One of the most prevalent concerns for students in today’s day and age is student debt. Candidates in the current presidential election such as Hillary Clinton and Bernie Sanders have brought this issue to light throughout the past year by calling for free undergraduate education. “I think the older you get, the more you learn that there’s nothing free in this world,” said Lennox regarding this issue.
“You may have a free education now, but somebody’s going to pay for it and it’s probably going to be you when you get older and have to pay down that debt. I worry about that,” said Lennox. He explained that he believes that the U.S. has a great university and college system, but it has to be handled carefully because it’s a fragile institution. He said that he worries about the government’s involvement because if free education is offered at state universities and community colleges, his concern is what that will mean for Saint Leo.
“We’re left out at that point. If you’re not careful, you may grow the state colleges and universities so much that you would lose all of those private colleges that contribute so much all the time; and frequently, those are the ones that educate the most needy. If the government gets involved, can they make regulations on what and how you teach? There are a lot of big questions that have to be considered as you go into a proposal like that,” said Lennox.
Dr. Lennox said that advice he would give to the new freshman class is to graduate in 4 years and to save money. “That’s the best stewardship they can practice at Saint Leo,” stated Lennox. He added that he also stressed to take advantage of the new student success coaches on campus. “The whole concept is, as you get into trouble, raise your hand.
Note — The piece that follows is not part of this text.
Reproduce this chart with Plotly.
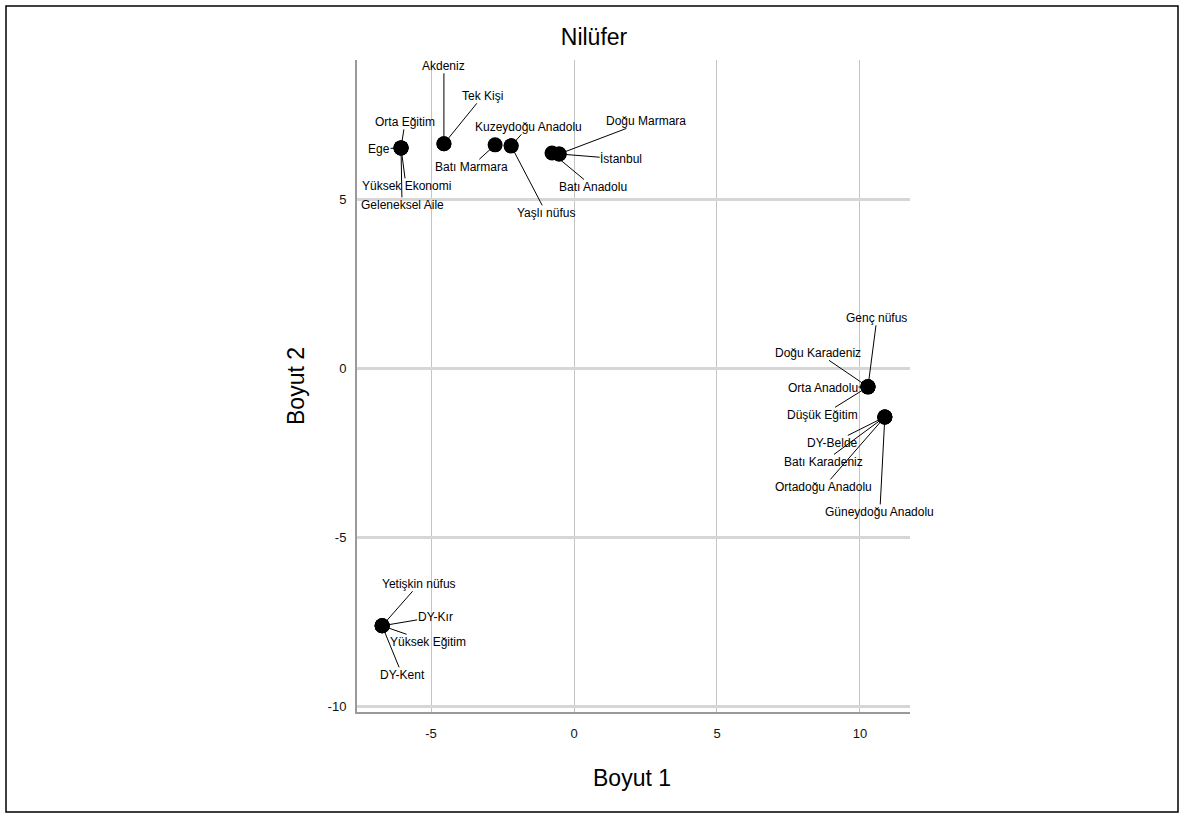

Get the help you need when you need it, don’t just let it linger,” said Lennox.
According to Lennox, the University is currently working on putting two plans in place for the freshmen: an academic plan and a payment plan. The academic plan will have the freshmen consider their 4 years and how they’re going to take their courses in order to graduate on time. The payment plan will have them consider how they’re going to pay for their schooling. Will they work over summer? Will they take classes over the summer to try to graduate early? Will they do both? The financial plan will encourage the freshmen to consider all of their options. The goal is for the freshman to come up with these two plans during their first semester so they have a good idea of what they need to do.
Lennox added that when he spoke with the new freshman, he also talked to them about how difficult the first semester is. He said that he explained to them how it’s tough being away from home and loved ones, when you don’t know your roommate, and when you have to study maybe more than you did in high school now. “It’s probably the toughest semester, but bear with it,” said Lennox. He also stressed to them the importance of getting involved in one of the 70 different clubs and teams on campus.
Dr. Lennox explained that he’s looking forward to this year and that he missed the students while they were gone over the summer. “There’s more energy when the students are back,” said Lennox. In his first year, he especially enjoyed many of the first year experience activities, the plays such as “9 to 5,” the Christmas tree lighting ceremony, and the sporting events where Saint Leo won at the last minute.
“I think the beauty of Saint Leo is the strong mission, the values set that we have, the great staff and faculty that take care of our students, and the whole teaching focus that we have that makes such a difference. I think that’s really the selling point for Saint Leo. Our values system that’s so important in developing mind, body, and spirit,” said Lennox.